Surprising that this hasn't come up before. The registry doesn't have an efficient way of detecting changes in data behind an ID, and we don't have an update function to nudge a single item. If you know which items have changed, though, you can accomplish the same result with code like the following:

const CSL = require('citeproc')
const fetch = require('node-fetch')

const style = await fetch(
    'https://cdn.jsdelivr.net/gh/citation-style-language/styles@master/apa.csl'
).then(response => response.text())
const locale = await fetch(
    'https://cdn.jsdelivr.net/gh/citation-style-language/locales@master/locales-en-US.xml'
).then(response => response.text())

function formatBibliography ([data, entries]) {
    console.log(data.bibstart + entries.join('') + data.bibend)
}

const data = {}

const engine = new CSL.Engine({
    retrieveLocale () { return locale },
    retrieveItem (id) { return data[id] }
}, style, 'en-US')

// If you change an item while keeping the same identifier, it does not reset:
data.a = { id: 'a', title: 'a', author: [{ family: 'a' }] }
engine.updateItems(Object.keys(data))
formatBibliography(engine.makeBibliography())
// "a. (n.d.). a."

// Change the item
data.a = { id: 'a', title: 'b', author: [{ family: 'a' }] }
// FB: drop the changed item(s) from the registry
// FB: (alternatively you could clear registry with an empty array, but this will be a little faster)
engine.updateItems(Object.keys(data).filter(o => o !== data.a.id ));
// FB: restore changed item(s)
engine.updateItems(Object.keys(data))
formatBibliography(engine.makeBibliography())
// "a. (n.d.). a."
// FB: returns "a. (n.d.). b."

// Resetting the engine by making a new registry does work...
// FB: registry is up to date
/*
 engine.registry = new CSL.Registry(engine)
 engine.updateItems(Object.keys(data))
 formatBibliography(engine.makeBibliography())
 // "a. (n.d.). b."
 */

// ...but when I remove an item and add a new item with the same author, it breaks:
delete data.a
data.c = { id: 'c', title: 'c', author: [{ family: 'a' }] }
// FB: updateItems will handle the registry adjustments
/*
 engine.registry = new CSL.Registry(engine)
 */
engine.updateItems(Object.keys(data))
formatBibliography(engine.makeBibliography())
// TypeError: Cannot read property 'id' of undefined
// FB: returns "a. (n.d.). c."

Thank you! Looks like it clears any possible problems with disambiguation as well.

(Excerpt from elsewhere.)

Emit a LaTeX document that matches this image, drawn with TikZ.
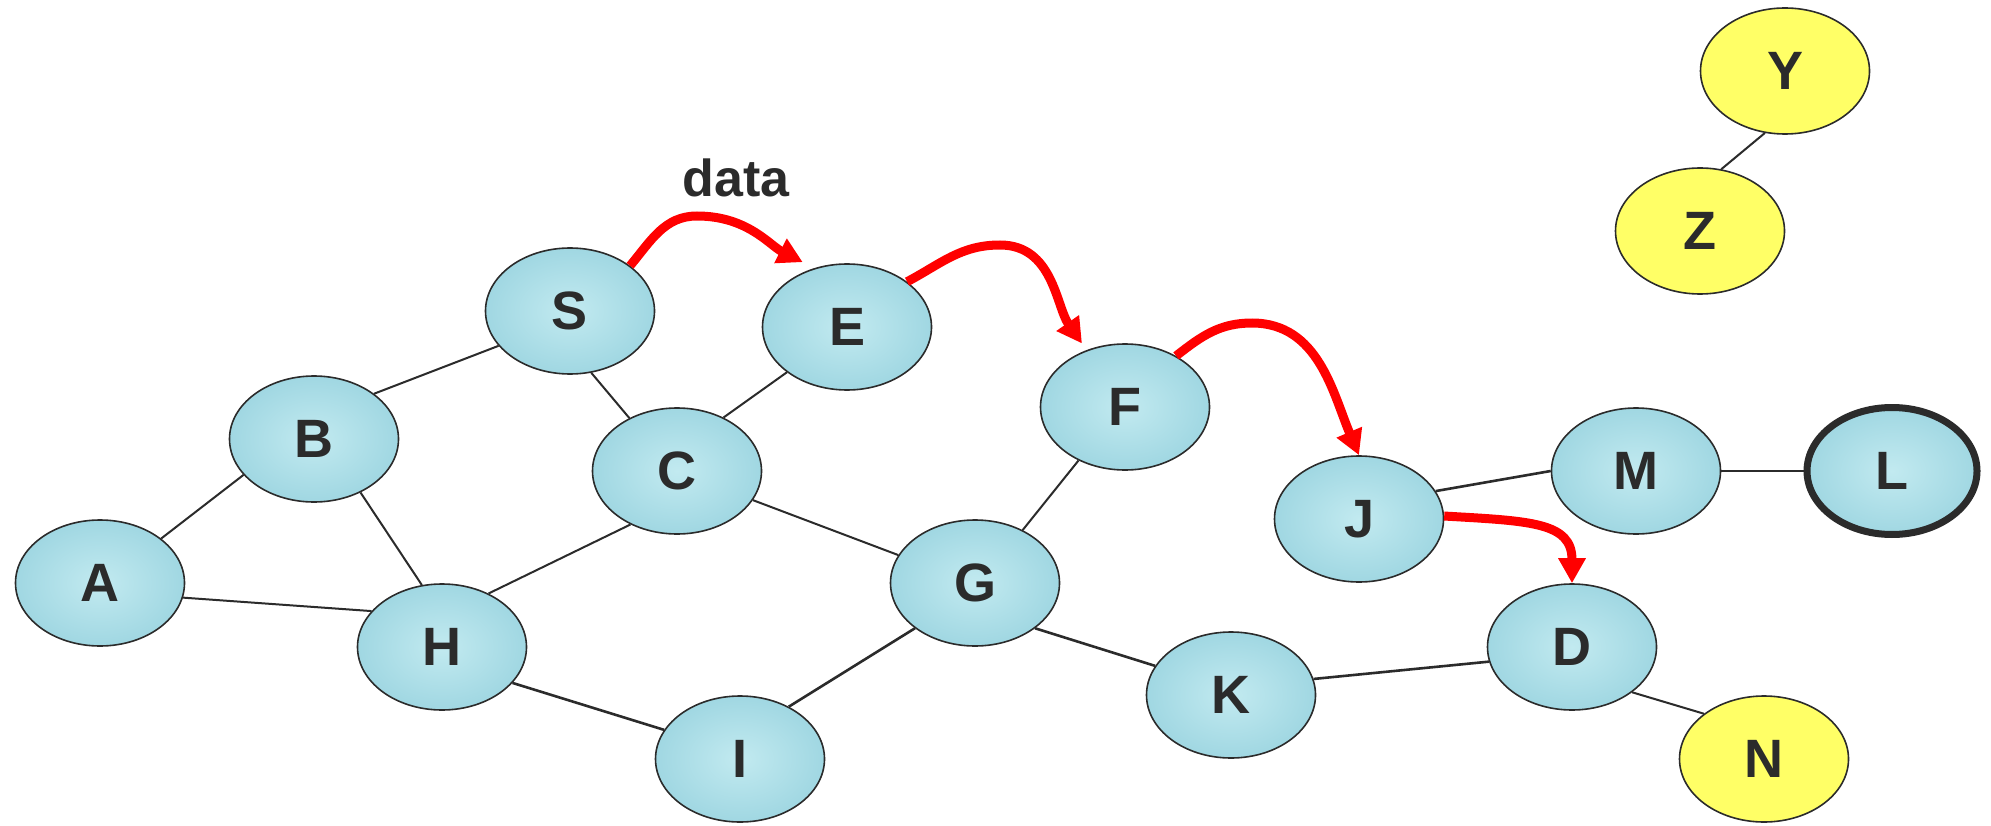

Surprising that this hasn't come up before.

I was surprised as well, but not anymore. I tried to add a fixture to my test suite but apparently the error only occurs if the problematic data is in the second time the engine is used (so the first re-use). Whenever the engine has been used before for completely unrelated data, it does not break.